When they returned, she said, she discovered she was pregnant. When her mother found out, she ordered her to have an abortion and bury her fetus in their backyard.

Soon after, she was traveling up and down the California coast, trying to find peace within herself when acquaintances led her to Manson, who was holed up at an old abandoned movie ranch on the outskirts of Los Angeles where he had recruited what he called a “family” to survive what he insisted would be a race war he would launch by committing a series of random, horrifying murders.

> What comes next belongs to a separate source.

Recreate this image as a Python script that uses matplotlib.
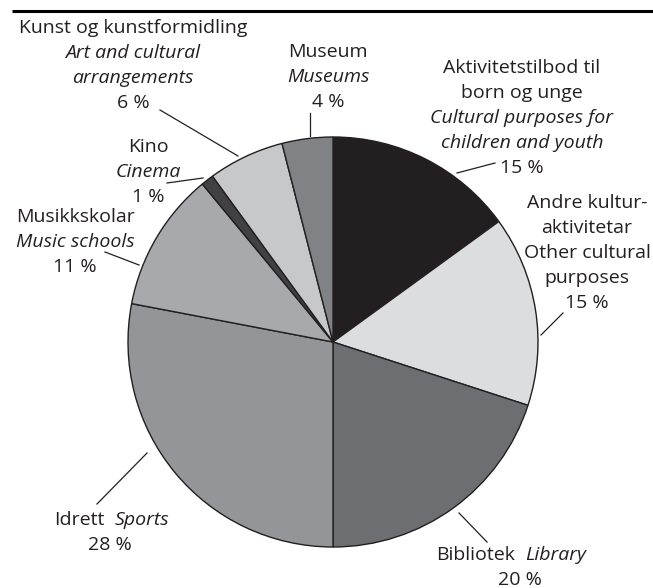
import matplotlib
matplotlib.use("Agg")
import matplotlib.pyplot as plt

# share of spending, per cent (clockwise from top)
categories = ["Aktivitetstilbod til born og unge", "Andre kulturaktivitetar", "Bibliotek",
              "Idrett", "Musikkskolar", "Kino", "Kunst og kunstformidling", "Museum"]
shares = [15, 15, 20, 28, 11, 1, 6, 4]
colours = ["#231f20", "#dcdddf", "#6d6e71", "#939598", "#a7a9ac", "#414042", "#c7c8ca", "#808285"]

# label lines: (text, italic?)
label_lines = [
    [("Aktivitetstilbod til", False), ("born og unge", False), ("Cultural purposes for", True),
     ("children and youth", True), ("15 %", False)],
    [("Andre kultur-", False), ("aktivitetar", False), ("Other cultural", False),
     ("purposes", False), ("15 %", False)],
    None,
    None,
    [("Musikkskolar", False), ("Music schools", True), ("11 %", False)],
    [("Kino", False), ("Cinema", True), ("1 %", False)],
    [("Kunst og kunstformidling", False), ("Art and cultural", True),
     ("arrangements", True), ("6 %", False)],
    [("Museum", False), ("Museums", True), ("4 %", False)],
]
# two-part labels: (norwegian, english, percent)
pair_labels = {2: ("Bibliotek", "Library", "20 %"), 3: ("Idrett", "Sports", "28 %")}

# layout in pixels (y measured from top)
W, H = 653, 588
cx, cy, R = 333, 342, 205
text_pos = {0: (522, 68), 1: (587, 203), 2: (520, 555), 3: (110, 520),
            4: (75, 217), 5: (148, 147), 6: (133, 28), 7: (328, 52)}
line_step = 25
leaders = {0: ((457, 173), (495, 163)), 1: ((541, 335), (563, 313)),
           2: ((459, 513), (487, 542)), 3: ((147, 453), (97, 504)),
           4: ((139, 265), (105, 252)), 5: ((203, 178), (167, 183)),
           6: ((238, 156), (160, 110)), 7: ((310, 136), (310, 113))}

txt_col = "#231f20"
fs = 14
plt.rcParams['font.family'] = ['Open Sans', 'DejaVu Sans']

fig = plt.figure(figsize=(W / 100, H / 100), dpi=100)
ax = fig.add_axes([0, 0, 1, 1])
ax.set_xlim(0, W)
ax.set_ylim(0, H)
ax.set_aspect('equal')
ax.axis('off')

ax.pie(shares, colors=colours, startangle=90, counterclock=False,
       center=(cx, H - cy), radius=R, frame=True,
       wedgeprops=dict(edgecolor=txt_col, linewidth=1.0))
ax.set_xlim(0, W)
ax.set_ylim(0, H)
ax.axis('off')

# top rule
ax.plot([12, W], [H - 11, H - 11], color="black", lw=2.2, solid_capstyle='butt')

for i, cat in enumerate(categories):
    x, y = text_pos[i]
    if label_lines[i] is not None:
        for k, (t, it) in enumerate(label_lines[i]):
            ax.text(x, H - (y + k * line_step), t, ha='center', va='center',
                    fontsize=fs, color=txt_col, style='italic' if it else 'normal')
    else:
        no, en, pc = pair_labels[i]
        ax.text(x - 5, H - y, no, ha='right', va='center', fontsize=fs, color=txt_col)
        ax.text(x + 5, H - y, en, ha='left', va='center', fontsize=fs, color=txt_col,
                style='italic')
        ax.text(x, H - (y + line_step), pc, ha='center', va='center', fontsize=fs,
                color=txt_col)
    (x0, y0), (x1, y1) = leaders[i]
    ax.plot([x0, x1], [H - y0, H - y1], color=txt_col, lw=0.9)

fig.savefig("out.png", dpi=100)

His disaffected youthful followers became convinced that the small-time criminal and con man was actually a Christ-like figure and believed him.

As she did at her parole hearing last year, the soft-spoken Van Houten went on to candidly describe how she joined several other members of the “Manson Family” in killing Los Angeles grocer Leno La Bianca and his wife, Rosemary, in their home on Aug. 9, 1969, carving up La Bianca’s body and smearing the couple’s blood on the walls.